*Exercise brief:* Select, from the data, each line where "drawn" occurs.

*Recorded data:*
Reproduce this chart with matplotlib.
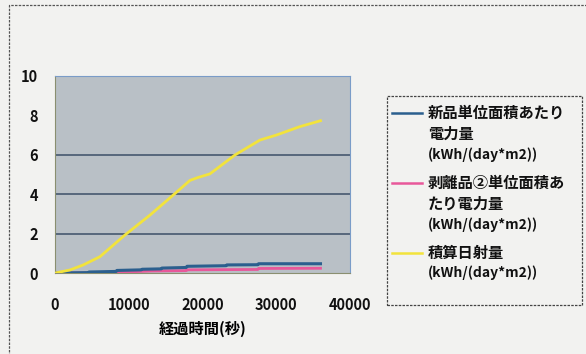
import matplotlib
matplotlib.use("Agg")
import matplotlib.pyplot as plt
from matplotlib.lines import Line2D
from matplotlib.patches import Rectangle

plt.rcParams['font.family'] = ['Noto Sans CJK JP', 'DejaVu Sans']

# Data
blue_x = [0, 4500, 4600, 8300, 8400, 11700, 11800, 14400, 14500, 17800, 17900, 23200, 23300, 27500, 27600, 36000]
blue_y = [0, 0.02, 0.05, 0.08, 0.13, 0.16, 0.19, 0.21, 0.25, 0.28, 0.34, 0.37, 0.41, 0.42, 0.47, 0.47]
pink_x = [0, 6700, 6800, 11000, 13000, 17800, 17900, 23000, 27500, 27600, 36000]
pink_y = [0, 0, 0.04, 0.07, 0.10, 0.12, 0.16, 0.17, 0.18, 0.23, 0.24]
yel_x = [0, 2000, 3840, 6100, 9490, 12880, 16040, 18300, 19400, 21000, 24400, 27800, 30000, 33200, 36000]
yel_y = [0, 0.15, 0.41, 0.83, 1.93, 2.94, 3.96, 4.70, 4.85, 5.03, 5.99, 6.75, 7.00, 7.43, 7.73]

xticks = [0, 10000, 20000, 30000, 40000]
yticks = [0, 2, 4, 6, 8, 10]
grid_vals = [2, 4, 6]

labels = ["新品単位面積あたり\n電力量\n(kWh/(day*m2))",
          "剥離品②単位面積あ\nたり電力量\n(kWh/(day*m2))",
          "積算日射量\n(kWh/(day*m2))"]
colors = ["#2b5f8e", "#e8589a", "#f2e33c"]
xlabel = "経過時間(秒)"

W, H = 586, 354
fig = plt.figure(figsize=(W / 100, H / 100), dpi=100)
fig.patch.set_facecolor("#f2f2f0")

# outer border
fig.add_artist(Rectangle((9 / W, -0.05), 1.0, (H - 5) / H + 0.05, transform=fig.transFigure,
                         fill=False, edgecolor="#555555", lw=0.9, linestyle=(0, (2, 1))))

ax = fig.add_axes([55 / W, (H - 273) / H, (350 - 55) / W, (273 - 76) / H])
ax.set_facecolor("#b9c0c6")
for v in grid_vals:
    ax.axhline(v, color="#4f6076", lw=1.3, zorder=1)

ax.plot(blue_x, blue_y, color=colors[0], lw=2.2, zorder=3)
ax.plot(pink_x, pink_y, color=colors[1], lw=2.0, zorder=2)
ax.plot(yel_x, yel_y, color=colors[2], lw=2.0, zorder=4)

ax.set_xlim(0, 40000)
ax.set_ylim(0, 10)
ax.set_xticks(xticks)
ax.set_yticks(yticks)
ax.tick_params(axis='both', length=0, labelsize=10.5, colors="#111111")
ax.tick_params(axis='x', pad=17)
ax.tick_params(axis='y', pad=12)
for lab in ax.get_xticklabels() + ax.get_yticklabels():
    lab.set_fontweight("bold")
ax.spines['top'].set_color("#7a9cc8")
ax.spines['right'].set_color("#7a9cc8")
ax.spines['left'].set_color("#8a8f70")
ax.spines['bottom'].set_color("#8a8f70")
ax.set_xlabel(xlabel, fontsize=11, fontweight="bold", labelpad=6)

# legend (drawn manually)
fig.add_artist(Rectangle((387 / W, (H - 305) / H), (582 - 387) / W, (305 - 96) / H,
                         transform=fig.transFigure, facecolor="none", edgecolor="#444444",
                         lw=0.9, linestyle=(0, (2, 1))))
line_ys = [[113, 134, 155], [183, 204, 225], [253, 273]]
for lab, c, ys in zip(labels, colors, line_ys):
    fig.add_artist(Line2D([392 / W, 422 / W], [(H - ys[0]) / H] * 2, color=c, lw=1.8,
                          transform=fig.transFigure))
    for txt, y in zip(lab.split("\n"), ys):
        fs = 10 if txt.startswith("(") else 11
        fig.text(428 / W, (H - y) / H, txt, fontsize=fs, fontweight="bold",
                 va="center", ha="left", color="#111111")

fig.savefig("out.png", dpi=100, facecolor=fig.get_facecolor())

...

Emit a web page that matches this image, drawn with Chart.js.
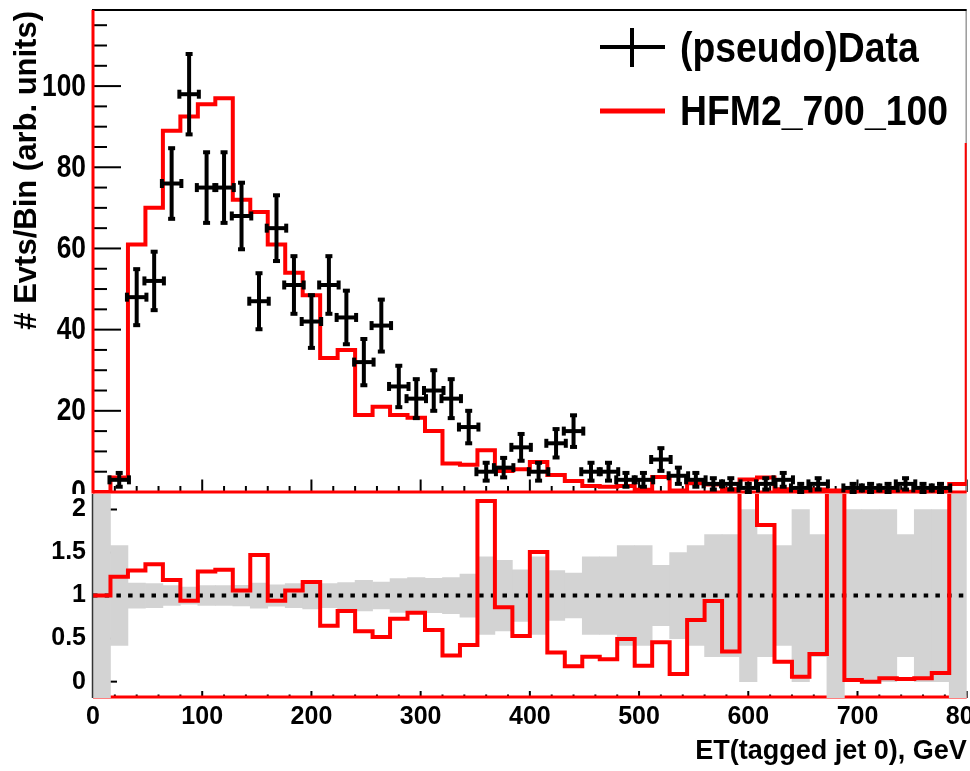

*Correct response:*
# legend (drawn manually)
Emit a web page that matches this image, drawn with Chart.js.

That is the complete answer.